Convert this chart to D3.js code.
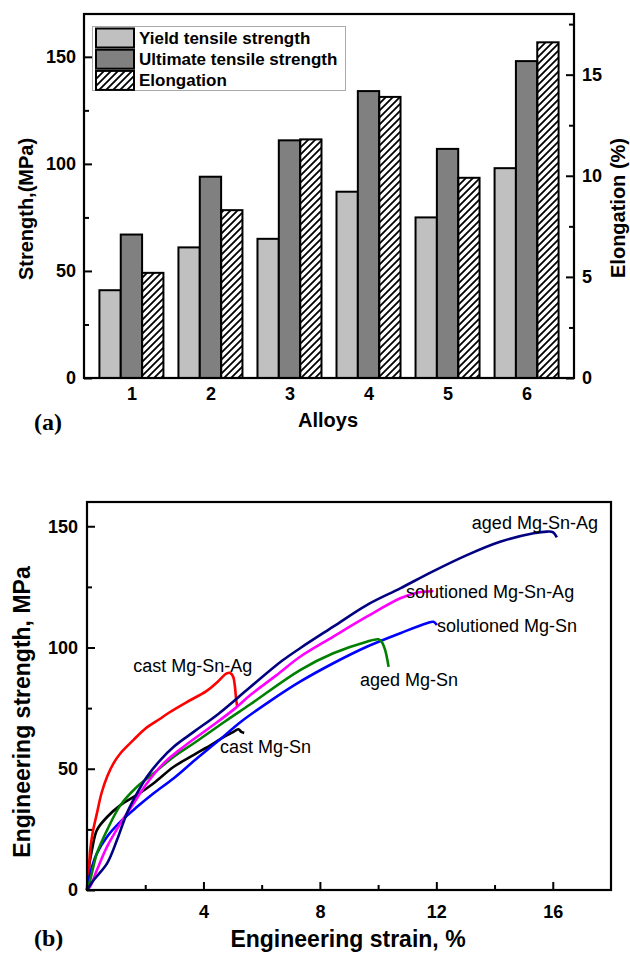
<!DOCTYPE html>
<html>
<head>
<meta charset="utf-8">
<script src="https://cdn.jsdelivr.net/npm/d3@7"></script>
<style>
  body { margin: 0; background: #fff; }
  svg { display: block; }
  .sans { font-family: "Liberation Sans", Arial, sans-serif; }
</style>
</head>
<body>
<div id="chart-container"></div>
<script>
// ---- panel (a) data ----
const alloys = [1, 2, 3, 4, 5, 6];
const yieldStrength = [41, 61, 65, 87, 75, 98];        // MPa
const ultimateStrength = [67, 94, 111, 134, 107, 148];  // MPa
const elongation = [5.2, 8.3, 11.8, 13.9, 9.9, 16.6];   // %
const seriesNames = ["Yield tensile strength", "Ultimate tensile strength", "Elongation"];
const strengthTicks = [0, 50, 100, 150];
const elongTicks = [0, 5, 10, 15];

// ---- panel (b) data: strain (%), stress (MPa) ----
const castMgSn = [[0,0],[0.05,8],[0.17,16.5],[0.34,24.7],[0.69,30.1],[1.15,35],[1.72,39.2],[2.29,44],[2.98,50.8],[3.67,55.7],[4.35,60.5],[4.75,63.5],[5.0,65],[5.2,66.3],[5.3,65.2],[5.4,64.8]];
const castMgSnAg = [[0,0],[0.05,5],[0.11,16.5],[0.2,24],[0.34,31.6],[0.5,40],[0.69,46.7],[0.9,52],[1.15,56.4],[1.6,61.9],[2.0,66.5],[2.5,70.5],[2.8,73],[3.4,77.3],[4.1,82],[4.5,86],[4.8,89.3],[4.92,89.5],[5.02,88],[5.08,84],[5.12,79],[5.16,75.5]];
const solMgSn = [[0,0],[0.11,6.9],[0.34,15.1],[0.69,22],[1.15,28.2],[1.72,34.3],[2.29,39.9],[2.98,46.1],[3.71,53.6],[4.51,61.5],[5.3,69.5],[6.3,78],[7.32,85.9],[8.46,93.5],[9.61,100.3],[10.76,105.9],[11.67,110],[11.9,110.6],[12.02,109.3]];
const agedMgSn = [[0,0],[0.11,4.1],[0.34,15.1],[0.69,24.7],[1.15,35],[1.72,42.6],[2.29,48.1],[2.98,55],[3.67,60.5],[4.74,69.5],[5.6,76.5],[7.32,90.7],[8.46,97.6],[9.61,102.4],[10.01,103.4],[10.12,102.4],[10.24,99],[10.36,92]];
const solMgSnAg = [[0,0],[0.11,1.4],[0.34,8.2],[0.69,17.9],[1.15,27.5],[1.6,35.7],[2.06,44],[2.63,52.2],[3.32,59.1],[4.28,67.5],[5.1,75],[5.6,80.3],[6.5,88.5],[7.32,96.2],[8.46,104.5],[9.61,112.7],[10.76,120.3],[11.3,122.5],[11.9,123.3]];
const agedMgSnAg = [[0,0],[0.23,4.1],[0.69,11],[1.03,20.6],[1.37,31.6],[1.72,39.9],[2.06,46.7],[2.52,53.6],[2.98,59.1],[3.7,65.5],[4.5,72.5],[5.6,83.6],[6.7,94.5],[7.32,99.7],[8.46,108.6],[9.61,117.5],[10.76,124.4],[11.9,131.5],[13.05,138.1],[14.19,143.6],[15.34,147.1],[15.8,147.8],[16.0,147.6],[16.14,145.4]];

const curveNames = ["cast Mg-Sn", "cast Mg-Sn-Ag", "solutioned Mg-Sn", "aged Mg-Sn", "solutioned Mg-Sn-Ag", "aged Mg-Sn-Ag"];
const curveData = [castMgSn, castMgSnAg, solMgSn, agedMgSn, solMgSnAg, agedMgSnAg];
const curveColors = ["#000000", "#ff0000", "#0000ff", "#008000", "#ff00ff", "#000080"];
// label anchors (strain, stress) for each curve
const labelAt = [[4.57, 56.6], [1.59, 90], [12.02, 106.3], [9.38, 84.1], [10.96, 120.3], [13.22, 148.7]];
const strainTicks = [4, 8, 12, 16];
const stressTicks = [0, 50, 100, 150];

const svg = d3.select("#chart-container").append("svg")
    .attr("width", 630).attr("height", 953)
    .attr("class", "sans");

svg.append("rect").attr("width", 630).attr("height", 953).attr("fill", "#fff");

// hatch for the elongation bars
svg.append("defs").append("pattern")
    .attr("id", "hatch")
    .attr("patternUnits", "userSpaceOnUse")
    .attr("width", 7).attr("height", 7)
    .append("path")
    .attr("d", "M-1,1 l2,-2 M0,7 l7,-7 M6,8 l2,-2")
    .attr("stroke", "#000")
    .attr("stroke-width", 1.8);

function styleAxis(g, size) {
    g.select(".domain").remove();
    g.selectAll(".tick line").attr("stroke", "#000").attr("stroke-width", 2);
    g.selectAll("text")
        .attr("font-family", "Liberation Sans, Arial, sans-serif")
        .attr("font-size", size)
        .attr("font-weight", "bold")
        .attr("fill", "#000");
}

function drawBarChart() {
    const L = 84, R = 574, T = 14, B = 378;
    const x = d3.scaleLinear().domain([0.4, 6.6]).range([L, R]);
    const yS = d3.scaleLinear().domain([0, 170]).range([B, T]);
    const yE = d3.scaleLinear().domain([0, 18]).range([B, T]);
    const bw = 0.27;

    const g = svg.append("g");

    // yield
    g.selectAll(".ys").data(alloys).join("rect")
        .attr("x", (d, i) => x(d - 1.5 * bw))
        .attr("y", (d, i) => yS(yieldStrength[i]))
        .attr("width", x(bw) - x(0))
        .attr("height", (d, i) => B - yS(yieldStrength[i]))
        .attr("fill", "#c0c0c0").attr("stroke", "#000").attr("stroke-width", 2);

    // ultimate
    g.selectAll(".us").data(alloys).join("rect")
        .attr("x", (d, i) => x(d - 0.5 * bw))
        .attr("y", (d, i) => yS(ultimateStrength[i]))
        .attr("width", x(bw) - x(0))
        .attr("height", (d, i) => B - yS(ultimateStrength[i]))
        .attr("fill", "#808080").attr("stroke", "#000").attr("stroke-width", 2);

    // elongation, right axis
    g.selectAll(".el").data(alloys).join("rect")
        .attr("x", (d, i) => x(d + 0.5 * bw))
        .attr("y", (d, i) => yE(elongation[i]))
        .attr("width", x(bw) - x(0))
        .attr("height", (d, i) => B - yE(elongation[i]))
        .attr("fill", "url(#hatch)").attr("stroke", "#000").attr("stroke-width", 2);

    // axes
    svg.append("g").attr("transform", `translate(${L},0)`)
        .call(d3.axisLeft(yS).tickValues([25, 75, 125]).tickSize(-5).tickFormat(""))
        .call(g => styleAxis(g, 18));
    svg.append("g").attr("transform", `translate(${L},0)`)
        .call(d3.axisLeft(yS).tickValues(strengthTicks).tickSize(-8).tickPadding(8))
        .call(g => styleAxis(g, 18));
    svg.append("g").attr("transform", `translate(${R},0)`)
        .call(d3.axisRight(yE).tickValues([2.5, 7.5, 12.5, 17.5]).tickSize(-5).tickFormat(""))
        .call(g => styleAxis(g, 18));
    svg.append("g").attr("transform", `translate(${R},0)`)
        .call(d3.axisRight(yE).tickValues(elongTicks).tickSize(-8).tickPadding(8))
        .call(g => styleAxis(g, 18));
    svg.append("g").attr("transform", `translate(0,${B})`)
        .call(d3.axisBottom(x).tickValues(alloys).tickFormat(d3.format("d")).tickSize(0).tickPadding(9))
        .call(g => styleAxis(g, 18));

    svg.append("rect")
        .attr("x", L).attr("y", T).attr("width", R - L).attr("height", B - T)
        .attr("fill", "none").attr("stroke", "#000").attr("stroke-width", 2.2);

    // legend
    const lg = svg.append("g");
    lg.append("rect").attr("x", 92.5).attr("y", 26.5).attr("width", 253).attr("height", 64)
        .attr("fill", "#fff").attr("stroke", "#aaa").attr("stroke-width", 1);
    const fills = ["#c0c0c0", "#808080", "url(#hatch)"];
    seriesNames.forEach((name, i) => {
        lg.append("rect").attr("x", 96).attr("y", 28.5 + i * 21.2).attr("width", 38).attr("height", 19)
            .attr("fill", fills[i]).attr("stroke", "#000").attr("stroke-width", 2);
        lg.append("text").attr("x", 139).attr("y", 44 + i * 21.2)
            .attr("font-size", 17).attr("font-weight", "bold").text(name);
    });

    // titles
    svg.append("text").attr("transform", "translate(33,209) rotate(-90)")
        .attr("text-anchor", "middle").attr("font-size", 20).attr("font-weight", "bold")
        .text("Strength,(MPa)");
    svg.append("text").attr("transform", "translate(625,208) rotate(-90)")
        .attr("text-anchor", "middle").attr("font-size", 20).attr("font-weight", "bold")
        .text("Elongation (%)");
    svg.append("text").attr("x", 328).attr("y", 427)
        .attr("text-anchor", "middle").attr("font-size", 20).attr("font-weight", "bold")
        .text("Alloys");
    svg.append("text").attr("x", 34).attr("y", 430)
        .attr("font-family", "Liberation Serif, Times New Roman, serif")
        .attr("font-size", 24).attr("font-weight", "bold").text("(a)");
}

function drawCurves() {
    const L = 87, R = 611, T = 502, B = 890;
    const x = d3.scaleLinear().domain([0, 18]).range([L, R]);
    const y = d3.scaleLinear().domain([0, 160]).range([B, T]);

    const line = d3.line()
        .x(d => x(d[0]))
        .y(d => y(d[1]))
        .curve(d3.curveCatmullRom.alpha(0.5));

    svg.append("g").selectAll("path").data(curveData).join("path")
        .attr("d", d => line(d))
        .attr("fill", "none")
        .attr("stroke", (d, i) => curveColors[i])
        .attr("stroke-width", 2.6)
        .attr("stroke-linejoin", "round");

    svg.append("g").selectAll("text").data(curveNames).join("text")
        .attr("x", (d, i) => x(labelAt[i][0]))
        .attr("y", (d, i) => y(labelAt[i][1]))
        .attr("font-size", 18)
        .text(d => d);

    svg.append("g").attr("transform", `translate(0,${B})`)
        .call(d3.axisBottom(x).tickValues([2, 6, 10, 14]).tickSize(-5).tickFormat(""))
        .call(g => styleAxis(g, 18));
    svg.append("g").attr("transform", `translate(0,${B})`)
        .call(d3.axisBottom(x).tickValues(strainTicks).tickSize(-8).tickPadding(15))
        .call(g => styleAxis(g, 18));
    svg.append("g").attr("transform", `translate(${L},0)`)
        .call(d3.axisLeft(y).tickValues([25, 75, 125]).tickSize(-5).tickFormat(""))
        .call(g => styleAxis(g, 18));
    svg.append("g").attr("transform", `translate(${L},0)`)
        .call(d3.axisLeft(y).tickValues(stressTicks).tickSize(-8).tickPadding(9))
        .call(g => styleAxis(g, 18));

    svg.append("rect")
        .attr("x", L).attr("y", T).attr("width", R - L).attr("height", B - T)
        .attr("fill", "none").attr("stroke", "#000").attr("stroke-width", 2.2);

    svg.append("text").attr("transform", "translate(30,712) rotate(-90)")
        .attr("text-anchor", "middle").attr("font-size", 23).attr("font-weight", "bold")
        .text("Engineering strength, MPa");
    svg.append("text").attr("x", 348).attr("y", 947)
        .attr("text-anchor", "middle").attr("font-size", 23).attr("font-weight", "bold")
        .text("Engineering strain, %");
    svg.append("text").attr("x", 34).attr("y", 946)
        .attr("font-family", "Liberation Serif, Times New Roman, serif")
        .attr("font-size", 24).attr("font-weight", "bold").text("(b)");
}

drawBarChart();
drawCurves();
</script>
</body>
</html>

■ Task details
Starting at the top of the listing above, please restate word for word each line up to and including the one that holds "const elongTicks = [0, 5, 10, 15];", omitting every image.

■ Complete output
Convert this chart to D3.js code.
<!DOCTYPE html>
<html>
<head>
<meta charset="utf-8">
<script src="https://cdn.jsdelivr.net/npm/d3@7"></script>
<style>
  body { margin: 0; background: #fff; }
  svg { display: block; }
  .sans { font-family: "Liberation Sans", Arial, sans-serif; }
</style>
</head>
<body>
<div id="chart-container"></div>
<script>
// ---- panel (a) data ----
const alloys = [1, 2, 3, 4, 5, 6];
const yieldStrength = [41, 61, 65, 87, 75, 98];        // MPa
const ultimateStrength = [67, 94, 111, 134, 107, 148];  // MPa
const elongation = [5.2, 8.3, 11.8, 13.9, 9.9, 16.6];   // %
const seriesNames = ["Yield tensile strength", "Ultimate tensile strength", "Elongation"];
const strengthTicks = [0, 50, 100, 150];
const elongTicks = [0, 5, 10, 15];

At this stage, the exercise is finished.